When my partner and I got together, we decided we wanted our home to be somewhere people felt able to show up uninvited, where they would always be welcome, regardless of the circumstances. It was a principle I was brought up with. Back in the days before phones in every home, when families couldn’t arrange a visit as easily as we do now, my Mum kept a stash of tinned ham and salmon in the back of the cupboard, ready to be turned into a sandwich supper at a moment’s notice should family or friends come round. I find myself doing the same now, with tins of pâté, jars of olives and bottles of wine. The foods have changed, but the principle’s the same.


The thought of guests arriving unannounced will fill some readers with terror. Perhaps you can’t bear the thought of people seeing your house untidy or think it disrespectful to receive guests into a home you haven’t cleaned. Making sure your home is clean and tidy is an important way to show respect for guests. Of course it is. When we visit people, though, we don’t look for an immaculate house, filled with the smell of lemon and spring flowers. We look for a warm welcome: open conversation, a 2-way sharing of news and a little refreshment. Unless the place stinks of putrefaction, I probably wouldn’t even notice, still less care, how clean the floor is or when the mirror was last polished. I'll save the cleaning for the days I've planned something special and relish the spontaneity of unexpected visits.


What should we do on those special days, then? Everything depends on your own tastes, interests and talents. You can’t take charge of someone’s happiness when you’re so far out of your own comfort zone that you’re no longer yourself. I love to cook, and I feel more relaxed in formal situations, so the best way for me to entertain is with a planned dinner. I can happily spend a day or two shopping, making ice-cream, baking pastries and laying out a beautiful table, but I hate the pressure my friends put on themselves to do the same when we visit. If informality is your thing, have the confidence to serve up a vast pot of vegetable curry with a sharing-platter of pakoras, dips and other goodies. If you hate cooking, buy in pizzas and set out a board game. Or host an impromptu gin festival by cutting up a selection of fruit, veg and herbs, buying in some posh tonics and telling everyone to bring a gin they think no-one else has tried.
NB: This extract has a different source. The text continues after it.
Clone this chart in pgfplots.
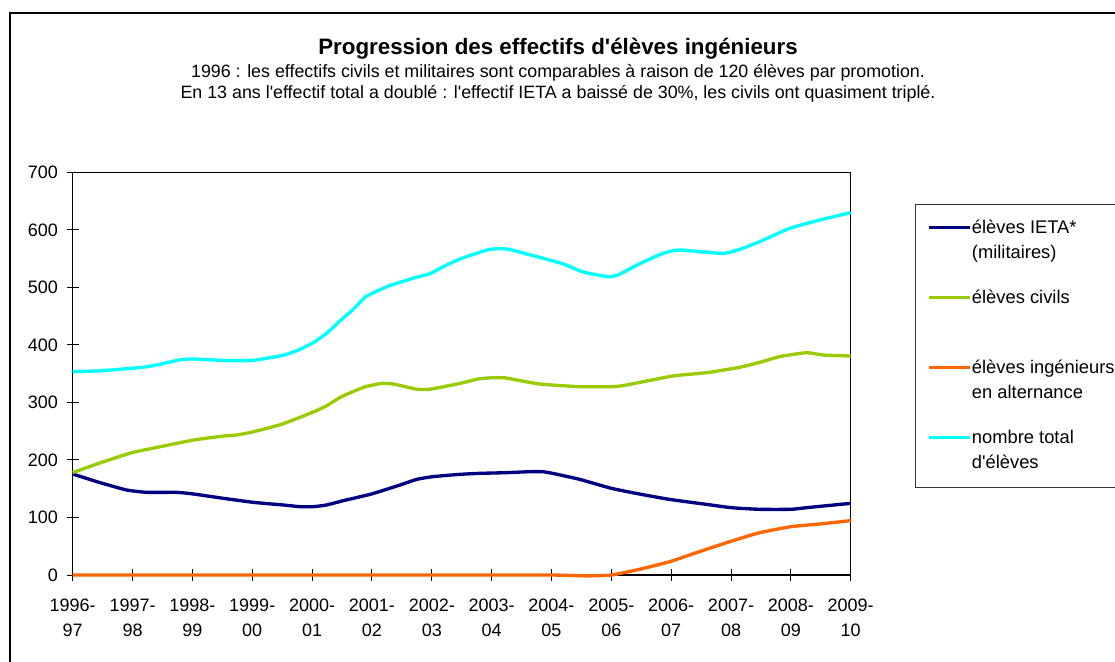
\documentclass[border=0pt]{standalone}
\usepackage{fontspec}
\setmainfont{Liberation Sans}[Ligatures=TeXOff]
\usepackage{pgfplots}
\pgfplotsset{compat=1.18}
\definecolor{cNavy}{HTML}{000080}
\definecolor{cGreen}{HTML}{99CC00}
\definecolor{cOrange}{HTML}{FF6600}
\definecolor{cCyan}{HTML}{00FFFF}
\newcommand{\lgent}[2]{\rule[-#1]{0pt}{\dimexpr #1+9pt\relax}\begin{tabular}[t]{@{}l@{}}#2\end{tabular}}
\begin{document}
\begin{tikzpicture}
\begin{axis}[
  at={(43.62pt,-345pt)}, anchor=south west,
  scale only axis, width=466.8pt, height=241.6pt,
  xmin=0, xmax=13, ymin=0, ymax=700,
  xtick={0,...,13},
  xticklabels={{1996-\\97},{1997-\\98},{1998-\\99},{1999-\\00},{2000-\\01},{2001-\\02},{2002-\\03},{2003-\\04},{2004-\\05},{2005-\\06},{2006-\\07},{2007-\\08},{2008-\\09},{2009-\\10}},
  ytick={0,100,...,700},
  tick pos=left,
  tick align=center, major tick length=7pt,
  tick style={black, line width=0.6pt},
  axis line style={black, line width=0.7pt},
  tick label style={font=\fontsize{10.8}{15}\selectfont},
  xticklabel style={align=center, yshift=-7.1pt},
  yticklabel style={xshift=-1.8pt},
  /pgf/number format/assume math mode=true,
  clip=false,
  legend style={at={(1.0826,0.9213)}, anchor=north west, draw=black!80, line width=0.8pt,
    inner xsep=7.2pt, inner ysep=6.9pt, row sep=0pt, column sep=0pt,
    font=\fontsize{11}{15}\selectfont,
    cells={anchor=base west},
    nodes={inner sep=0pt, text depth=, text height=}},
  legend image code/.code={\draw[#1, line width=2pt] (0pt,3.6pt) -- (24.6pt,3.6pt);},
]
\addplot[cNavy, line width=2pt, line join=round, no marks, smooth, tension=0.3] coordinates {
(0,175.6) (0.46,160.5) (0.9,147.8) (1.24,143.7) (1.74,143.7) (2.02,140.8) (2.52,133.3) (3.02,126.3) (3.52,121.7) (3.8,118.8) (4.02,118.8) (4.24,121.7) (4.52,129.2) (4.99,140.8) (5.47,156.5) (5.75,166.3) (6.02,171) (6.47,175) (6.8,176.7) (7.24,177.9) (7.63,179.6) (7.85,179.6) (8.02,176.7) (8.47,166.3) (9.0,150.7) (9.47,140.8) (9.97,131.5) (10.59,122.8) (11.01,117) (11.48,114.2) (12.0,114.2) (12.26,117) (13,124.6)};
\addlegendentry{\lgent{31.5pt}{élèves IETA*\\(militaires)}}
\addplot[cGreen, line width=2pt, line join=round, no marks, smooth, tension=0.3] coordinates {
(0,178) (0.46,195) (0.99,212.7) (1.46,223) (2.02,234.7) (2.52,241.6) (2.74,243.4) (3.02,249) (3.49,262) (3.99,282) (4.24,294) (4.49,310) (4.88,327) (5.16,333) (5.36,332) (5.75,323) (5.97,323) (6.47,333) (6.77,340.7) (7.02,343) (7.24,342.5) (7.8,332) (8.47,327.4) (9.0,327.4) (9.22,329.7) (10.03,346) (10.59,351.7) (11.14,361) (11.48,369.7) (11.81,379.6) (12.26,386.5) (12.54,382.4) (13,380.7)};
\addlegendentry{\lgent{31.5pt}{élèves civils}}
\addplot[cOrange, line width=2pt, line join=round, no marks, smooth, tension=0.3] coordinates {
(0,0) (1,0) (2,0) (3,0) (4,0) (5,0) (6,0) (7,0) (8,0) (8.6,-1.5) (9,0) (9.47,9.9) (9.97,23) (10.47,40.6) (11.01,59) (11.48,73.6) (12.0,84) (12.48,88.7) (13,94.5)};
\addlegendentry{\lgent{31.5pt}{élèves ingénieurs\\en alternance}}
\addplot[cCyan, line width=2pt, line join=round, no marks, smooth, tension=0.3] coordinates {
(0,353.5) (0.46,355) (1.24,362) (1.79,374) (2.02,375.5) (2.52,373) (3.0,373) (3.52,382) (3.77,391) (4.02,404) (4.24,420) (4.49,444) (4.69,462) (4.9,484) (5.27,502) (5.69,516) (5.97,524) (6.25,539) (6.5,550.5) (6.96,566) (7.24,567) (7.52,560) (8.19,541) (8.52,527) (8.94,518.6) (9.11,521.5) (9.47,541) (9.86,559) (10.14,565) (10.86,559) (11.14,566) (11.48,579.5) (11.98,602.6) (12.48,617) (13,630)};
\addlegendentry{\lgent{12pt}{nombre total\\d'élèves}}
\end{axis}
\begin{scope}[x=0.6pt, y=-0.6pt]
\draw[line width=1.2pt] (10,680) -- (10,13) -- (1130,13);
\node[anchor=base, font=\bfseries\fontsize{13.4}{15}\selectfont] at (558,54) {Progression des effectifs d'élèves ingénieurs};
\node[anchor=base, font=\fontsize{10.7}{12}\selectfont] at (558,77) {1996 : les effectifs civils et militaires sont comparables à raison de 120 élèves par promotion.};
\node[anchor=base, font=\fontsize{10.7}{12}\selectfont] at (558,98) {En 13 ans l'effectif total a doublé : l'effectif IETA a baissé de 30\%, les civils ont quasiment triplé.};
\end{scope}
\pgfresetboundingbox
\useasboundingbox (0,0) rectangle (669pt,-396.6pt);
\end{tikzpicture}
\end{document}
A Bond-themed murder mystery
There’s a lot to be said for “making your own entertainment.” Music has such power to bring people together. Think how many of your friends listen to several of the same bands as you? My cousin plays guitar and lacks nothing in confidence. Family parties often involved him leading a singalong. His repertoire has changed little in 40 years, but there are now four generations who know the family take on what passes for backing-vocals to “The Boxer” and who get a little glassy-eyed remembering my aunt’s, slightly tipsy, dance to “Jamaica Farewell.” (I’ll pass over her mime to “Swing Low, Sweet Chariot!”) If you don't sing, then throwing back the carpet, sticking on iTunes and having a dance can be very freeing. My Mum learned ballroom dancing in the front room of their small terrace house, and I was once taught a little flamenco at a party in a student house in Liverpool. For those who enjoy dressing up, there are various scripted murder-mystery kits on sale. You’d be surprised how well shy people respond to being someone else for an evening. Simple role-playing games like Werewolves can be fun, or you can organise a card school if you prefer a more focused style of game.

I’ll finish by coming back to my Mum. She once told me that there are two types of people: those who offer hospitality and those who wait for it to be offered. “Be one of the first, Paul,” she said. “They’re the happier ones.” Hospitality doesn’t have to be any more stressful than the pressure we put ourselves under. Good hospitality is simply a matter of inviting people whose company we already enjoy, to share time with us, doing the things we like, in our own home.